» **EXERCISE AIM**:
Go through the lines below. Copy those with "code".

» **SOURCE RECORDS**:
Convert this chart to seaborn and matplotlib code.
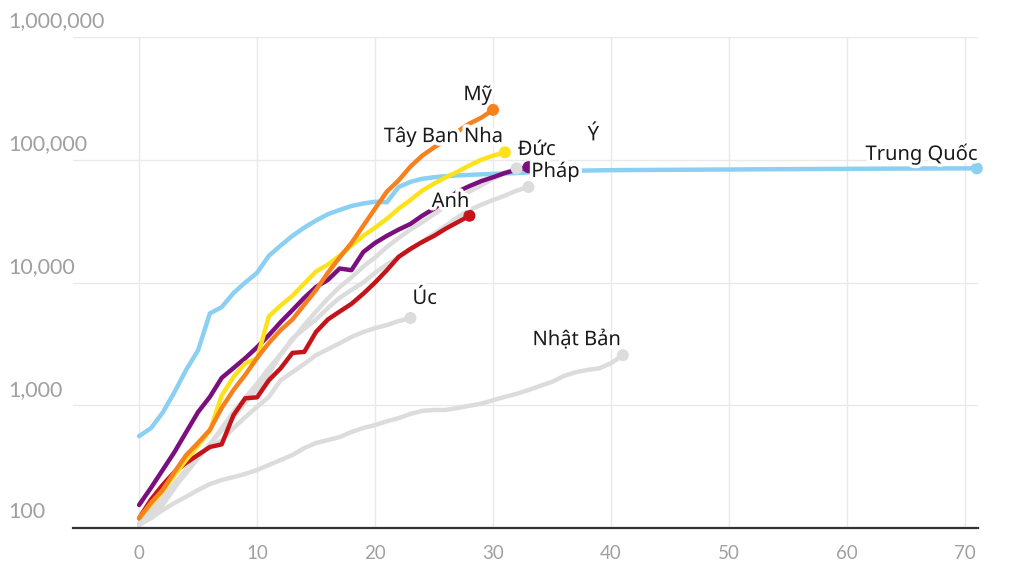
--
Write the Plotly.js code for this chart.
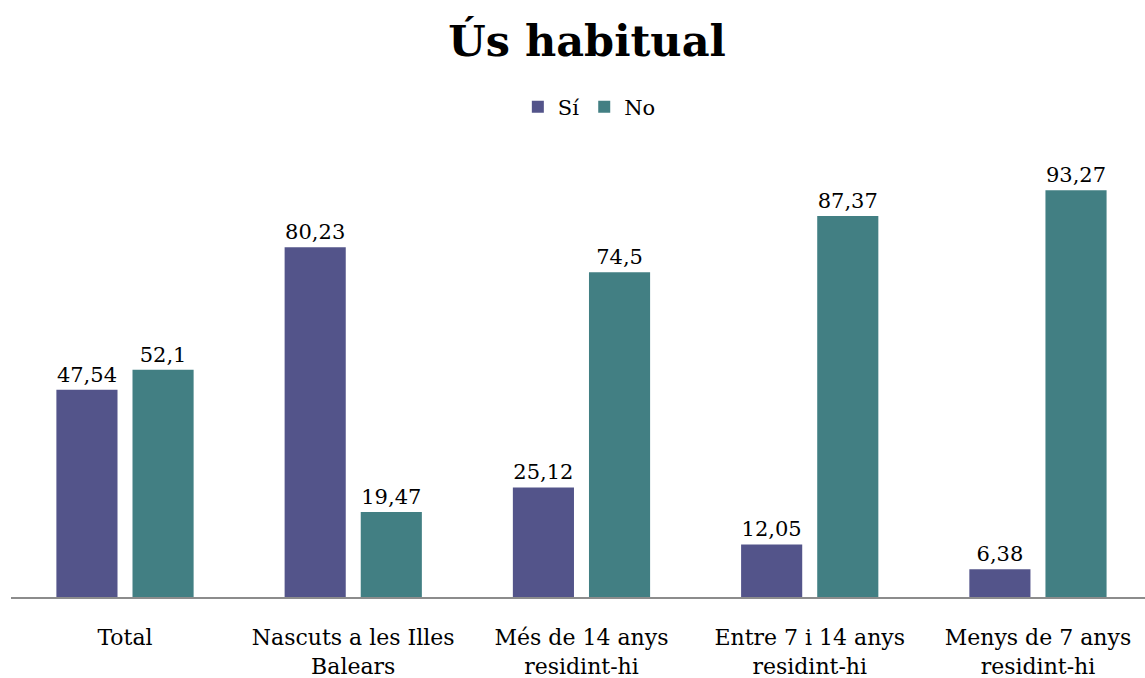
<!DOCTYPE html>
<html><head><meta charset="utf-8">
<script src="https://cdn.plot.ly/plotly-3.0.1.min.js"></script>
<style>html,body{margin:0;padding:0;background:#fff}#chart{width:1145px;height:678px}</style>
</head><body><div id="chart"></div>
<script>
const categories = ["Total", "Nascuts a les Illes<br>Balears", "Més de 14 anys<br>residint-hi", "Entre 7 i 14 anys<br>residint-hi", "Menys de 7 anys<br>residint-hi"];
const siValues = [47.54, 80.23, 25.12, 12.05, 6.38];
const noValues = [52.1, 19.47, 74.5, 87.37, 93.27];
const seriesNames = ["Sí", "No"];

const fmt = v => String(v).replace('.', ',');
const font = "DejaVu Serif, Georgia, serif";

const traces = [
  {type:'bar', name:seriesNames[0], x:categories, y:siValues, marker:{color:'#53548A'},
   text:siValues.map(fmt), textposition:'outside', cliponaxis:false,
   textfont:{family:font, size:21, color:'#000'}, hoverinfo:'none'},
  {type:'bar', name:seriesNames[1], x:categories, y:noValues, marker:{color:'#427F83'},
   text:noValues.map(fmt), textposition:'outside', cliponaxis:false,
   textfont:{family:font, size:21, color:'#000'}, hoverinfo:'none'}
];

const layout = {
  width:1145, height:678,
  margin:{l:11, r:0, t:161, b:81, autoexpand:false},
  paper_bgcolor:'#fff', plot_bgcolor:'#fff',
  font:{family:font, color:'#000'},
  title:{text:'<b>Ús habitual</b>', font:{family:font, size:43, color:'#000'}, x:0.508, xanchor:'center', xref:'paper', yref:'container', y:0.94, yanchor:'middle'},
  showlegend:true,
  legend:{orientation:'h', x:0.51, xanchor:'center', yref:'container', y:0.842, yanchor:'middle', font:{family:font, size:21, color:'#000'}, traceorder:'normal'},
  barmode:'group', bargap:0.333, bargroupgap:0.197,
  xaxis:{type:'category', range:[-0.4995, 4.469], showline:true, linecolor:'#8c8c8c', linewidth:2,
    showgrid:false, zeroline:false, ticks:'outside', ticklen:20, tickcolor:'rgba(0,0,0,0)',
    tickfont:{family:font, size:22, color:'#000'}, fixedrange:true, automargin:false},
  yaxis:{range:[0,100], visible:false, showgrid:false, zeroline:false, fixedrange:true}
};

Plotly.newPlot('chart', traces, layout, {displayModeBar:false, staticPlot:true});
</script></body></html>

» **OUTPUT FOR THIS EXERCISE**:
Convert this chart to seaborn and matplotlib code.
Write the Plotly.js code for this chart.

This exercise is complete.